Zcash Ironwood Upgrade Activates July 28 to Fix Orchard Pool Vulnerability

ZEC8.23%

Zcash has locked in the activation date for its Ironwood upgrade, formally designated NU6.3, which will deploy on July 28 at block height 3,428,143, expected around 8 a.m. EST, according to core developer Sean Bowe. The upgrade directly addresses a critical vulnerability discovered in the Orchard shielded pool—Zcash's primary privacy transaction layer—that theoretically allowed unlimited counterfeit ZEC creation. Developers found no evidence the flaw was exploited before emergency patches were deployed and the NU6.2 hard fork activated on June 3. The Ironwood upgrade introduces an accounting checkpoint requiring all funds exiting Orchard to pass verification, designed to detect any hypothetical counterfeit coins created through the earlier bug. The vulnerability disclosure triggered a roughly 50% ZEC price drop from $602.68 to $299.25 on June 3, with partial recovery to $492.61 following the network's transparent response and technical remediation plan.

Zcash Ironwood Upgrade Activates July 28 at Block 3,428,143

Sean Bowe confirmed the final activation parameters in a public statement: "All of the major organizations are committed to activation of NU6.3 at height 3428143, which is approximately July 28th at 8AM EST." The announcement resolved weeks of uncertainty about the upgrade timeline.

The July 28 date represents a one-week delay from the originally planned July 21 rollout. Shielded Labs raised concerns that exchanges, mining pools, and wallet providers were simultaneously migrating from the legacy zcashd software to the new Z3 stack—a bundle including Zebra, Zaino, and Zallet. The organization flagged that running two major transitions concurrently created tight preparation windows. Despite discussions about extending the delay further, Bowe's confirmation established July 28 as the final activation date.

Orchard Pool Vulnerability Discovered and Patched Before Public Disclosure

The Ironwood upgrade was conceived as a direct response to what developers termed an "infinity bug" discovered inside the Orchard shielded pool. The flaw theoretically allowed a bad actor to mint unlimited counterfeit ZEC without detection inside the shielded environment.

Shielded Labs disclosed the issue and stated that no evidence was found of the vulnerability being exploited. Emergency software updates were deployed before the bug became public knowledge. Developers first disabled Orchard transactions entirely through a temporary network patch, then activated the NU6.2 hard fork on June 3 to fix the underlying code and restore pool functionality.
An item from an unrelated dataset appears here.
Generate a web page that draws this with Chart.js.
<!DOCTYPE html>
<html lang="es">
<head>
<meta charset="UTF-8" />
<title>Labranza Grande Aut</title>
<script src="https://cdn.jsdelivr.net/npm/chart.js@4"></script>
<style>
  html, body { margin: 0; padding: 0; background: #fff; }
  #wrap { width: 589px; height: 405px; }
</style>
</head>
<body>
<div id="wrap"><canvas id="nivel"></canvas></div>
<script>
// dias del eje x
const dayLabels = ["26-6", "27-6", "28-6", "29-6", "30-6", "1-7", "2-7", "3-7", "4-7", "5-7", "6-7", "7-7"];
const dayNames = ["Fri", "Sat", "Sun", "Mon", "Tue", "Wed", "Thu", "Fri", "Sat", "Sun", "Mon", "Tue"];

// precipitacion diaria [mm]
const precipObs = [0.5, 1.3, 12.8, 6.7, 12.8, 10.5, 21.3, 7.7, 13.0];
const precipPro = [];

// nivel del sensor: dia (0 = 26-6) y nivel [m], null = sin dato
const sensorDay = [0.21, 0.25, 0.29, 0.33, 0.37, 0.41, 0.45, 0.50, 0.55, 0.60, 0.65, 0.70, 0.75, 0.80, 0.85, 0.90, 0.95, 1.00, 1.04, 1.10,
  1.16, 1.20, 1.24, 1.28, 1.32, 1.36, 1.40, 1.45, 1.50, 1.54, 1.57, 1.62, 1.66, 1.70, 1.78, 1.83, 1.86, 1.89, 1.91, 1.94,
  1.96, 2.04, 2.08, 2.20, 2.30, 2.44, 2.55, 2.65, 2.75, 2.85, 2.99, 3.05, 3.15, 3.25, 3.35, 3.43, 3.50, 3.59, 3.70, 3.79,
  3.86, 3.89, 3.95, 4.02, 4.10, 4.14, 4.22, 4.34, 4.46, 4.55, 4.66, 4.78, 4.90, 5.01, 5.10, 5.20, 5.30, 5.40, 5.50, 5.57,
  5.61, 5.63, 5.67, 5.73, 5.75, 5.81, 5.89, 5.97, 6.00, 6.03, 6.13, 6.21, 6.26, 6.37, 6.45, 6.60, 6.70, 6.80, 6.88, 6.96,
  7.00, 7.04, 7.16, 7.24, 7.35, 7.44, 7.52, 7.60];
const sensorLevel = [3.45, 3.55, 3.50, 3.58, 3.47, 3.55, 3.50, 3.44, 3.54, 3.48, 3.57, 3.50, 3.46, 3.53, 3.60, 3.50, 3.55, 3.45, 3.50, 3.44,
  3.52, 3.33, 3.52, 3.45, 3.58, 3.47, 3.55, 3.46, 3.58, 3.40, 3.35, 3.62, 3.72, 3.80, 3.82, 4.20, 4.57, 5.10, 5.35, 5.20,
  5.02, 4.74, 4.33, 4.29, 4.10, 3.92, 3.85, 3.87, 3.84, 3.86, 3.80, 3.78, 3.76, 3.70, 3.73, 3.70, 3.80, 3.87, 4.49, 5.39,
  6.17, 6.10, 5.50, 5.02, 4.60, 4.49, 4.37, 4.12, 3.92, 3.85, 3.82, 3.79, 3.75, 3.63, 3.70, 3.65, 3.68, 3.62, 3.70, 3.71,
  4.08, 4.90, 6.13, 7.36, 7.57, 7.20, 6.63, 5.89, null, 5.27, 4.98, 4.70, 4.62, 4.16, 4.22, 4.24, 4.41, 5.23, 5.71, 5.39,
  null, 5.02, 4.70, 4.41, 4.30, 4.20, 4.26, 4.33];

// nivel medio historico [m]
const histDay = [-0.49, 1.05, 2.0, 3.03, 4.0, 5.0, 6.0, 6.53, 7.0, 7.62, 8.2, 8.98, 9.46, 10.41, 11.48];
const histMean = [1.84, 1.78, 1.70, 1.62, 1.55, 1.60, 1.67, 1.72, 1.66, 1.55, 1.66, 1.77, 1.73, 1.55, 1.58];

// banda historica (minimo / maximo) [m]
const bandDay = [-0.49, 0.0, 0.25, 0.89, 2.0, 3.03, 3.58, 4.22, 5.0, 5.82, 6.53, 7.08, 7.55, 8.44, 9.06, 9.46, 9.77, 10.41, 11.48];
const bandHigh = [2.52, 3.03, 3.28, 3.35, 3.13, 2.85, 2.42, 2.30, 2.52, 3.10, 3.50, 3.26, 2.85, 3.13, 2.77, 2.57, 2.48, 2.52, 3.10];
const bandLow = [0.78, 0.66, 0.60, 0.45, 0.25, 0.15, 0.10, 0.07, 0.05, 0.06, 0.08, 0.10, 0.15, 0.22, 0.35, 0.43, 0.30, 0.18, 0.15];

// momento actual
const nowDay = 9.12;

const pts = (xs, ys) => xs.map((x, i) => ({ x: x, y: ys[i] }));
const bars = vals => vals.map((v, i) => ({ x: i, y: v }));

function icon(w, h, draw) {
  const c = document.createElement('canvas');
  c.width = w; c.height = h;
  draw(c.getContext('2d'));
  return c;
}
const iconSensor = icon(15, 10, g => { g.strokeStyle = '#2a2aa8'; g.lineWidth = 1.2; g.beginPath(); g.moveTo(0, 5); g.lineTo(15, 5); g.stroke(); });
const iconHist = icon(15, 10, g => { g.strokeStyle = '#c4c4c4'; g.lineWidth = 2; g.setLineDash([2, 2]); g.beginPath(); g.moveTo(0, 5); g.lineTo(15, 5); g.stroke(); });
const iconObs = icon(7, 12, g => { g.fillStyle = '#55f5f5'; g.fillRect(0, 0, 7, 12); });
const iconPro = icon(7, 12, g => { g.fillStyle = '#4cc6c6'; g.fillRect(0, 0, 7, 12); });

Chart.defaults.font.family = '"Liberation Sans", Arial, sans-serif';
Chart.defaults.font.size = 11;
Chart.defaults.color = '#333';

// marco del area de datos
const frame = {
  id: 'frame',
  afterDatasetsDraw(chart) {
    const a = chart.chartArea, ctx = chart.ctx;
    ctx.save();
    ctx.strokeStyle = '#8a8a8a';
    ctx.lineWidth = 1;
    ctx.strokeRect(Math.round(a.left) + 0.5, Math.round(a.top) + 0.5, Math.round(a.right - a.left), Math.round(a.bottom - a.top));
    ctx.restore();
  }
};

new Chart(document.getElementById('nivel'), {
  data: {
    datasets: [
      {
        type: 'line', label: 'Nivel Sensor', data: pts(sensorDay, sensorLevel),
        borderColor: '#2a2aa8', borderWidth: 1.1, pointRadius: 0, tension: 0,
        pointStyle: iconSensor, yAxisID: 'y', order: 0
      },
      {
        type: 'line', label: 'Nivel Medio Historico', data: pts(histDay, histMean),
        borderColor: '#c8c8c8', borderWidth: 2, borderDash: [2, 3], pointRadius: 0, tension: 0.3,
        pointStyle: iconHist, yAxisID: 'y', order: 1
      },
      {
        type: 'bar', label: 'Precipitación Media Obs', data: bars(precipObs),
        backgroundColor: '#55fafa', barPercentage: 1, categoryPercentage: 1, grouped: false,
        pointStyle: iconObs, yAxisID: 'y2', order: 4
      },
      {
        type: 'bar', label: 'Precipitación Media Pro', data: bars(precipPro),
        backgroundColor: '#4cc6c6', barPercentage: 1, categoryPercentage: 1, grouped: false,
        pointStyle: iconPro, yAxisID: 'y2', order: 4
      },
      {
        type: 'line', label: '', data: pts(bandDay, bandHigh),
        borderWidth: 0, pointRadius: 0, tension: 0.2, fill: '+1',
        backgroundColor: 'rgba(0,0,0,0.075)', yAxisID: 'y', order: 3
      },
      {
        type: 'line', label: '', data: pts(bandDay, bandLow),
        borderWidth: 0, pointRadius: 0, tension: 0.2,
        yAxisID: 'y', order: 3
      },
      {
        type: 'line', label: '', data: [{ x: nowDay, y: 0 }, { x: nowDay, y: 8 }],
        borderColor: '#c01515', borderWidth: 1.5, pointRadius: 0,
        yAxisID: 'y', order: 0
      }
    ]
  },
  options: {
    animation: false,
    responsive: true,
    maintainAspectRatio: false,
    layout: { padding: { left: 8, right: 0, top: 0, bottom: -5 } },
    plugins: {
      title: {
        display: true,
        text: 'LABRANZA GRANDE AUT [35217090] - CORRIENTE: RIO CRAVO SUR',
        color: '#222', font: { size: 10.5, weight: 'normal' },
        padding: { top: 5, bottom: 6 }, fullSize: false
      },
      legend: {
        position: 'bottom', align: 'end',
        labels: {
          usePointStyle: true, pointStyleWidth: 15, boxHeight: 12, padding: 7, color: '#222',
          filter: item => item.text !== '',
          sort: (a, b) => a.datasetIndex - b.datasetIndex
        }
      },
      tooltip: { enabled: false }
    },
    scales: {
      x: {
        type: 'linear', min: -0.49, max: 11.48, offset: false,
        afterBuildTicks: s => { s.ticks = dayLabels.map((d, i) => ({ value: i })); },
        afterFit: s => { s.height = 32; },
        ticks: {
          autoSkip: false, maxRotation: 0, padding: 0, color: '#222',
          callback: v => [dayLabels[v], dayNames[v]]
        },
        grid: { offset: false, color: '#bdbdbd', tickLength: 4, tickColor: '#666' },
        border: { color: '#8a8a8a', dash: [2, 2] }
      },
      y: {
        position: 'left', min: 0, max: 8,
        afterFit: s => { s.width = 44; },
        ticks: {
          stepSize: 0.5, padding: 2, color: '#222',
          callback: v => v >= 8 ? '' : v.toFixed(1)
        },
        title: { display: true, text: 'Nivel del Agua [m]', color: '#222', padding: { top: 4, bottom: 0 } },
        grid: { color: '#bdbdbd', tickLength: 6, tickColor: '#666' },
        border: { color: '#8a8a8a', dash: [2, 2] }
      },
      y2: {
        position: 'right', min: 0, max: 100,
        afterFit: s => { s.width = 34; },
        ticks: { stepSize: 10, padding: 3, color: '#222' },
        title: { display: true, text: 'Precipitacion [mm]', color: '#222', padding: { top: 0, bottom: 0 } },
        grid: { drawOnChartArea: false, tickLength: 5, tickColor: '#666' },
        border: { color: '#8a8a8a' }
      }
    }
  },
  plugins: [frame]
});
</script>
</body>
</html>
The disclosure and remediation timeline left a residual uncertainty: even with no proof of exploitation, the theoretical possibility that counterfeit coins could exist inside Orchard required a verification mechanism beyond the code fix itself.

Accounting Checkpoint Filters Funds Exiting Orchard Pool

The technical core of the Ironwood upgrade is an accounting checkpoint embedded into the fund migration process. Under the new protocol, any ZEC leaving the Orchard pool must pass through this checkpoint before entering the newly created private pool that Ironwood establishes. The checkpoint is designed to expose discrepancies—if counterfeit ZEC was created, moving it would trigger detection.
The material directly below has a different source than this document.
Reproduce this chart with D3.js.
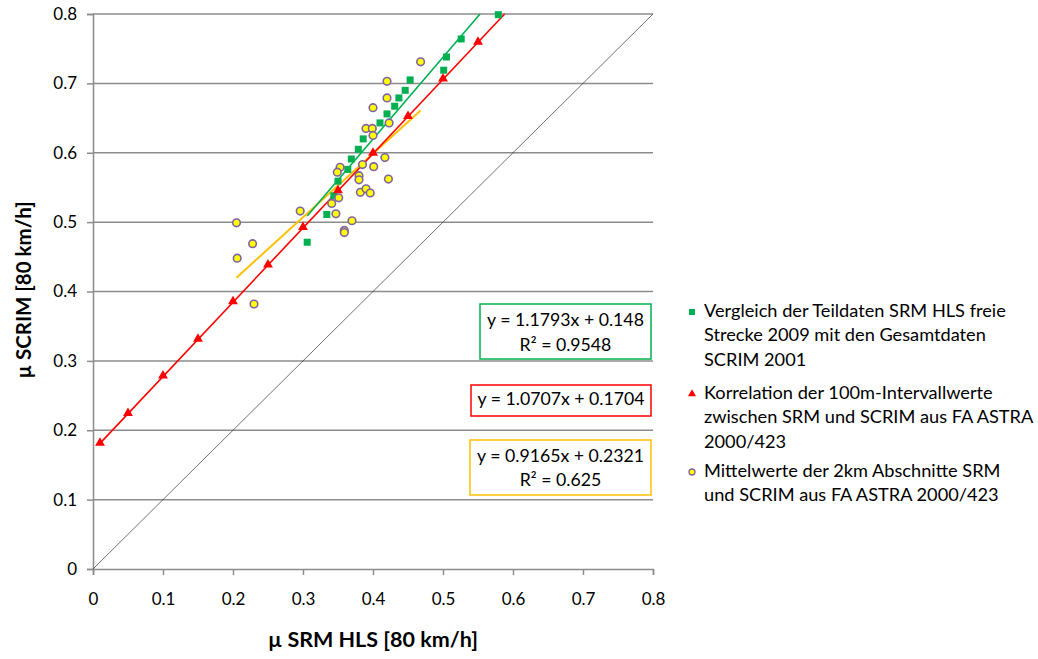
<!DOCTYPE html>
<html><head><meta charset="utf-8">
<script src="https://cdn.jsdelivr.net/npm/d3@7"></script>
<style>
body{margin:0;background:#fff;}
svg text{font-family:"Lato","Liberation Sans",sans-serif;fill:#000;}
</style></head>
<body><svg id="c" width="1038" height="659"></svg>
<script>
// ---- data ----
const yTicks = [0,0.1,0.2,0.3,0.4,0.5,0.6,0.7,0.8];
const xTicks = [0,0.1,0.2,0.3,0.4,0.5,0.6,0.7,0.8];
const greenX = [0.306,0.334,0.344,0.350,0.364,0.369,0.379,0.386,0.410,0.420,0.431,0.437,0.446,0.453,0.501,0.505,0.526,0.579];
const greenY = [0.471,0.511,0.538,0.559,0.576,0.591,0.605,0.620,0.643,0.656,0.667,0.679,0.690,0.705,0.719,0.738,0.764,0.799];
const redX = [0.01,0.05,0.10,0.15,0.20,0.25,0.30,0.35,0.40,0.45,0.50,0.55];
const redY = [0.181,0.224,0.278,0.331,0.385,0.438,0.492,0.545,0.599,0.652,0.706,0.759];
const yellowX = [0.205,0.228,0.206,0.230,0.296,0.353,0.349,0.341,0.351,0.347,0.370,0.359,0.359,0.380,0.380,0.382,0.390,0.396,0.385,0.401,0.417,0.422,0.390,0.399,0.400,0.423,0.400,0.420,0.420,0.468];
const yellowY = [0.499,0.469,0.448,0.382,0.516,0.579,0.572,0.527,0.535,0.512,0.502,0.488,0.485,0.567,0.561,0.543,0.548,0.542,0.583,0.580,0.593,0.562,0.635,0.635,0.625,0.643,0.665,0.679,0.703,0.731];
// trendlines: slope, intercept, x-range
const greenFit = {m:1.1793, b:0.148, x0:0.306, x1:0.579};
const redFit = {m:1.0707, b:0.1704, x0:0.01, x1:0.60};
const yellowFit = {m:0.9165, b:0.2321, x0:0.205, x1:0.468};
const eqGreen = ["y = 1.1793x + 0.148","R² = 0.9548"];
const eqRed = ["y = 1.0707x + 0.1704"];
const eqYellow = ["y = 0.9165x + 0.2321","R² = 0.625"];
const legendLabels = [
  ["Vergleich der Teildaten SRM HLS freie","Strecke 2009 mit den Gesamtdaten","SCRIM 2001"],
  ["Korrelation der 100m-Intervallwerte","zwischen SRM und SCRIM aus FA ASTRA","2000/423"],
  ["Mittelwerte der 2km Abschnitte SRM","und SCRIM aus FA ASTRA 2000/423"]
];
const xTitle = "µ SRM HLS [80 km/h]";
const yTitle = "µ SCRIM [80 km/h]";

const GREEN="#00B050", RED="#FF0000", YEL="#FFFF00", YSTROKE="#8064A2", ORANGE="#FFC000", GRID="#8c8c8c";

const svg = d3.select("#c");
const L=93, R=653, T=14, B=569;
const x = d3.scaleLinear().domain([0,0.8]).range([L,R]);
const y = d3.scaleLinear().domain([0,0.8]).range([B,T]);

// gridlines
svg.append("g").selectAll("line").data(yTicks.filter(d=>d>0)).join("line")
  .attr("x1",L).attr("x2",R).attr("y1",d=>y(d)).attr("y2",d=>y(d))
  .attr("stroke",GRID).attr("stroke-width",1.5);

// axes
const ya = svg.append("g").attr("transform",`translate(${L},0)`)
  .call(d3.axisLeft(y).tickValues(yTicks).tickFormat(d=>d===0?"0":d3.format(".1f")(d)).tickSize(6).tickPadding(10));
const xa = svg.append("g").attr("transform",`translate(0,${B})`)
  .call(d3.axisBottom(x).tickValues(xTicks).tickFormat(d=>d===0?"0":d3.format(".1f")(d)).tickSize(6).tickPadding(18));
[ya,xa].forEach(a=>{
  a.select(".domain").attr("stroke",GRID).attr("stroke-width",1.5);
  a.selectAll(".tick line").attr("stroke",GRID).attr("stroke-width",1.5);
  a.selectAll(".tick text").attr("font-size",17).attr("font-family","Lato, Liberation Sans, sans-serif").attr("fill","#000");
});

// diagonal
svg.append("line").attr("x1",x(0)).attr("y1",y(0)).attr("x2",x(0.8)).attr("y2",y(0.8))
  .attr("stroke","#333").attr("stroke-width",0.7);

// trend lines
function fitLine(f,color,w){
  let x1=f.x1, y1=f.m*x1+f.b;
  if(y1>0.8){x1=(0.8-f.b)/f.m; y1=0.8;}
  svg.append("line").attr("x1",x(f.x0)).attr("y1",y(f.m*f.x0+f.b)).attr("x2",x(x1)).attr("y2",y(y1))
    .attr("stroke",color).attr("stroke-width",w);
}
fitLine(yellowFit,ORANGE,2);
fitLine(greenFit,GREEN,1.6);
fitLine(redFit,RED,1.6);

// green squares
svg.append("g").selectAll("rect").data(greenX).join("rect")
  .attr("x",(d)=>x(d)-3.5).attr("y",(d,i)=>y(greenY[i])-3.5).attr("width",7).attr("height",7).attr("fill",GREEN);
// red triangles
const tri = d3.symbol().type(d3.symbolTriangle).size(42);
svg.append("g").selectAll("path").data(redX).join("path")
  .attr("d",tri).attr("transform",(d,i)=>`translate(${x(d)},${y(redY[i])-0.5})`).attr("fill",RED);
// yellow circles
svg.append("g").selectAll("circle").data(yellowX).join("circle")
  .attr("cx",d=>x(d)).attr("cy",(d,i)=>y(yellowY[i])).attr("r",3.8)
  .attr("fill",YEL).attr("stroke",YSTROKE).attr("stroke-width",1.6);

// equation boxes
function eqBox(lines,color,x0,y0,x1,y1,ys){
  svg.append("rect").attr("x",x0).attr("y",y0).attr("width",x1-x0).attr("height",y1-y0)
    .attr("fill","#fff").attr("stroke",color).attr("stroke-width",1.5);
  lines.forEach((t,i)=>svg.append("text").attr("x",(x0+x1)/2).attr("y",ys[i]).attr("text-anchor","middle")
    .attr("dominant-baseline","middle").attr("font-size",17.7).text(t));
}
eqBox(eqGreen,GREEN,480,304,651,359,[322,347]);
eqBox(eqRed,RED,471,385,651,416,[401]);
eqBox(eqYellow,ORANGE,470,440,651,495,[458,482]);

// axis titles
svg.append("text").attr("x",373).attr("y",641).attr("text-anchor","middle").attr("dominant-baseline","middle")
  .attr("font-size",21.5).attr("font-weight","bold").text(xTitle);
svg.append("text").attr("transform","translate(26,290) rotate(-90)").attr("text-anchor","middle").attr("dominant-baseline","middle")
  .attr("font-size",20.5).attr("font-weight","bold").text(yTitle);

// legend
const legY = [312,394,472];
const lg = svg.append("g");
legendLabels.forEach((lines,k)=>{
  lines.forEach((t,i)=>lg.append("text").attr("x",704).attr("y",legY[k]+i*24.5).attr("dominant-baseline","middle")
    .attr("font-size",18.2).text(t));
});
lg.append("rect").attr("x",689).attr("y",legY[0]-3).attr("width",6).attr("height",6).attr("fill",GREEN);
lg.append("path").attr("d",d3.symbol().type(d3.symbolTriangle).size(28)).attr("transform",`translate(692,${legY[1]})`).attr("fill",RED);
lg.append("circle").attr("cx",692).attr("cy",legY[2]).attr("r",3).attr("fill",YEL).attr("stroke",YSTROKE).attr("stroke-width",1.3);
</script></body></html>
The design creates an asymmetric outcome for any hypothetical counterfeiter: attempt to migrate fake coins and risk exposing them, or leave them permanently stranded in a pool that will no longer accept new activity. The migration process itself functions as a distributed audit, with every user who moves funds participating in the verification.
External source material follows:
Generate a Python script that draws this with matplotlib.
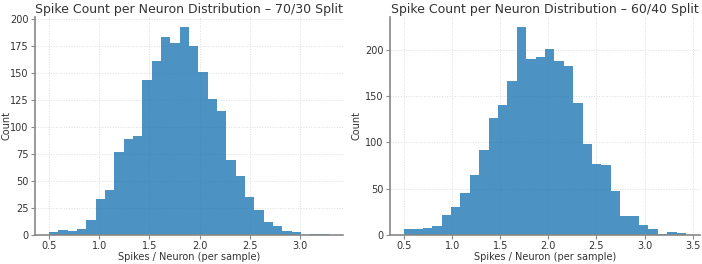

ZEC Price Dropped 50% After Vulnerability Disclosure, Recovered to $492.61

The vulnerability disclosure triggered a sharp market reaction. When the Orchard bug became public on June 3—the same day as the NU6.2 hard fork—ZEC fell approximately 50%, sliding from $602.68 to $299.25.

The token has since recovered a portion of those losses, trading back up to $492.61. The partial recovery reflects market response to the network's rapid disclosure, transparent communication, and concrete technical remediation plan.

Zcash Circulating Supply Exceeds 80% of 21 Million Maximum

Zcash crossed a supply threshold this week unrelated to the security upgrade. According to a post by community account ruZCASH on July 6, the circulating supply reached 16,806,723 ZEC—more than 80% of the cryptocurrency's 21 million maximum supply. The account noted they may have been the first to flag the milestone publicly.

The timing coincides with the Ironwood upgrade addressing the network's most significant security incident to date.

FAQ

When is the Ironwood upgrade for Zcash scheduled to activate?

The Ironwood upgrade is scheduled to activate on July 28 at block height 3,428,143, expected around 8 a.m. EST, according to core developer Sean Bowe's confirmation.

What is the purpose of the Ironwood upgrade?

The Ironwood upgrade replaces the Orchard shielded pool to address a vulnerability that theoretically allowed unlimited counterfeit ZEC creation. It introduces an accounting checkpoint that any funds leaving Orchard must pass through, designed to detect whether any fake ZEC was created through the earlier bug. Developers found no evidence the flaw was exploited before the fix.